Skipper Dan Firoozan rang the changes, with a rather disappointing Murray Barr withdrawn, alongside Taylor, the pair replaced by Fabian Dobree and Ollie Atkinson. The second half began with plenty of endeavour from both sides but a distinct lack of quality, with neither side looking remotely threatening. One Forest free-kick from the left caused consternation inside the Harrow box, McGuinness able to clear his lines eventually. The hosts enjoyed more of the ball, but the Harrow defensive shape was excellent, two banks of five proving tricky for the hosts to break down.
With twenty-five minutes remaining the game was in the balance, the three points on offer a far more important prize for the men in blue. But another set-piece from the left saw Forest regain the lead: the ball was whipped in towards the far post, the Harrow keeper straining to turn the effort onto the bar only for it to be returned with force by an acrobatic volleyed shot from the penalty spot, the Forest striker twisting to get his knee over the ball with superb technique, the ball rocketing over McGuinness but just under the crossbar. The Harrow keeper then kept his side in the game with a fine save to deny a one-on-one moments later.
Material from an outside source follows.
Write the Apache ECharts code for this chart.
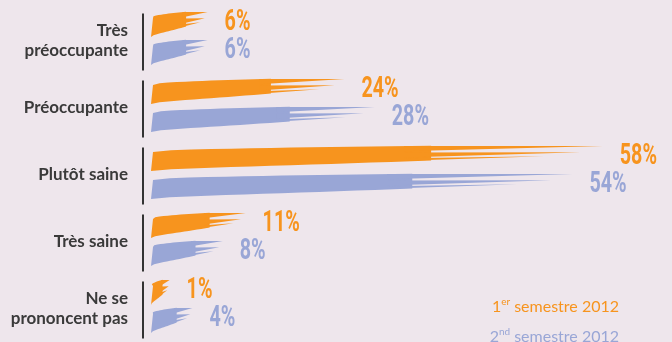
<!DOCTYPE html>
<html>
<head>
<meta charset="utf-8">
<script src="https://cdn.jsdelivr.net/npm/echarts@6/dist/echarts.min.js"></script>
<style>
html,body{margin:0;padding:0;background:#EEE6EC;}
#chart{width:672px;height:342px;}
</style>
</head>
<body>
<div id="chart"></div>
<script>
const categories = ['Très préoccupante', 'Préoccupante', 'Plutôt saine', 'Très saine', 'Ne se prononcent pas'];
const tickLabels = ['Très\npréoccupante', 'Préoccupante', 'Plutôt saine', 'Très saine', 'Ne se\nprononcent pas'];
const sem1 = [6, 24, 58, 11, 1];
const sem2 = [6, 28, 54, 8, 4];
const seriesNames = ['1er semestre 2012', '2nd semestre 2012'];
const colors = ['#F7941E', '#99A6D6'];

const chart = echarts.init(document.getElementById('chart'));

function brush(offset, color) {
  return function (params, api) {
    const v = api.value(0), i = api.value(1);
    const base = api.coord([0, i]);
    const x0 = base[0] + 1;
    const yc = base[1] + offset;
    const end = api.coord([v, i])[0] + 12;
    const L = end - x0;
    const h = 19;
    const R = 8;
    const cy = t => yc - R * Math.sqrt(t);
    const X = t => x0 + t * L;
    const tb = 0.62;
    const top = [], bot = [];
    const N = 14;
    for (let k = 0; k <= N; k++) {
      const t = tb * k / N;
      top.push([X(t) + (k === 0 ? 2 : 0), cy(t) - 0.5 * h]);
      bot.push([X(t), cy(t) + 0.5 * h - 0.22 * h * Math.pow(t / tb, 1.6)]);
    }
    const body = top.concat(bot.reverse());
    const ts = 0.56;
    const sA = [[X(ts), cy(ts) - 0.5 * h], [end, cy(1) - 0.40 * h], [X(ts), cy(ts) - 0.22 * h]];
    const sB = [[X(ts), cy(ts) - 0.16 * h], [X(0.95), cy(0.95) - 0.08 * h], [X(ts), cy(ts) + 0.1 * h]];
    const sC = [[X(ts), cy(ts) + 0.14 * h], [X(0.87), cy(0.87) + 0.12 * h], [X(ts), cy(ts) + 0.28 * h]];
    const st = { fill: color };
    return {
      type: 'group',
      children: [
        { type: 'polygon', shape: { points: body }, style: st },
        { type: 'polygon', shape: { points: sA }, style: st },
        { type: 'polygon', shape: { points: sB }, style: st },
        { type: 'polygon', shape: { points: sC }, style: st },
        {
          type: 'text', x: end + 17, y: yc - 5, scaleX: 0.68,
          style: {
            text: v + '%', x: 0, y: 0, verticalAlign: 'middle',
            fill: color, fontSize: 29, fontWeight: 'bold', fontFamily: 'Roboto'
          }
        }
      ]
    };
  };
}

function legendFor(idx, top) {
  return {
    orient: 'vertical', right: 48, top: top, icon: 'none', itemWidth: 1, itemHeight: 10,
    selectedMode: false,
    data: [{ name: seriesNames[idx], textStyle: { color: colors[idx] } }],
    formatter: function (name) {
      return name === seriesNames[0] ? '1{sup|er} semestre 2012' : '2{sup|nd} semestre 2012';
    },
    textStyle: {
      fontFamily: 'Lato', fontSize: 16,
      rich: { sup: { fontSize: 10, fontFamily: 'Lato', padding: [0, 0, 9, 0] } }
    }
  };
}

const option = {
  backgroundColor: '#EEE6EC',
  animation: false,
  grid: { left: 150, right: 66, top: 7, height: 338 },
  xAxis: { type: 'value', min: 0, max: 60, show: false },
  yAxis: {
    type: 'category', data: categories, inverse: true,
    axisLine: { show: false }, axisTick: { show: false }, splitLine: { show: false },
    axisLabel: {
      formatter: (v, i) => tickLabels[i], margin: 22, color: '#3a3a3a',
      fontFamily: 'Lato', fontWeight: 'bold', fontSize: 17, lineHeight: 20, align: 'right'
    }
  },
  legend: [legendFor(0, 292), legendFor(1, 322)],
  series: [
    {
      type: 'custom', name: 'axis', silent: true,
      data: categories.map((c, i) => [0, i]),
      encode: { x: 0, y: 1 },
      renderItem: function (params, api) {
        const p = api.coord([0, api.value(1)]);
        return {
          type: 'line',
          shape: { x1: p[0] - 7, y1: p[1] - 27, x2: p[0] - 7, y2: p[1] + 30 },
          style: { stroke: '#333', lineWidth: 2 }
        };
      }
    },
    {
      type: 'custom', name: seriesNames[0], color: colors[0],
      data: sem1.map((v, i) => [v, i]), encode: { x: 0, y: 1 },
      renderItem: brush(-13, colors[0])
    },
    {
      type: 'custom', name: seriesNames[1], color: colors[1],
      data: sem2.map((v, i) => [v, i]), encode: { x: 0, y: 1 },
      renderItem: brush(15, colors[1])
    }
  ]
};
chart.setOption(option);
</script>
</body>
</html>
Firoozan had seen enough and re-introduced Taylor in a final bid to earn something from the game. The visitors enjoyed plenty of possession but continued to lack a cutting edge, too often play breaking down inside the Forest half. As time ticked down it was increasingly difficult to spot just where an equaliser might arrive from. But with 88 minutes on the clock, a glorious opportunity presented itself. A free-kick midway inside the Forest half was curled into the box but the defensive header out was a weak one, the ball landing on the penalty spot at the feet of Barr. Unfortunately he snatched at the shot, the ball screwed wide before cannoning into a Forest leg and flying over the bar.
The Blues compounded their frustration in the final minute with a crazy decision to play short from a corner, trying to work space out wide only to have their pockets picked. With everyone up for the attack, two Forest players broke down the left and completed the simple enough task of drawing the keeper and tapping into an empty net. It was the final kick of the game.
Despite the defeat, spirits remained high in the Harrow camp after the game, with acknowledgement that their final two performances of the season had probably been their best – it’s amazing what can be achieved with strong, consistent availability. Indeed, the praise from the Forest side was equally effusive, manager Billy Jenkins confirming it had been one of Forest’s toughest fixtures all season.
Nevertheless, the cold hard facts remain that far too often this season it has been a real struggle for skipper Dan Firoozan to name a competitive squad and there is still a chance the side will be punished for this lack of commitment with a second successive relegation. If the Blues survive, and this won’t be known until April 15th at the earliest when the Salopians and Berkhamstedians next play, a stronger showing next season must be demanded.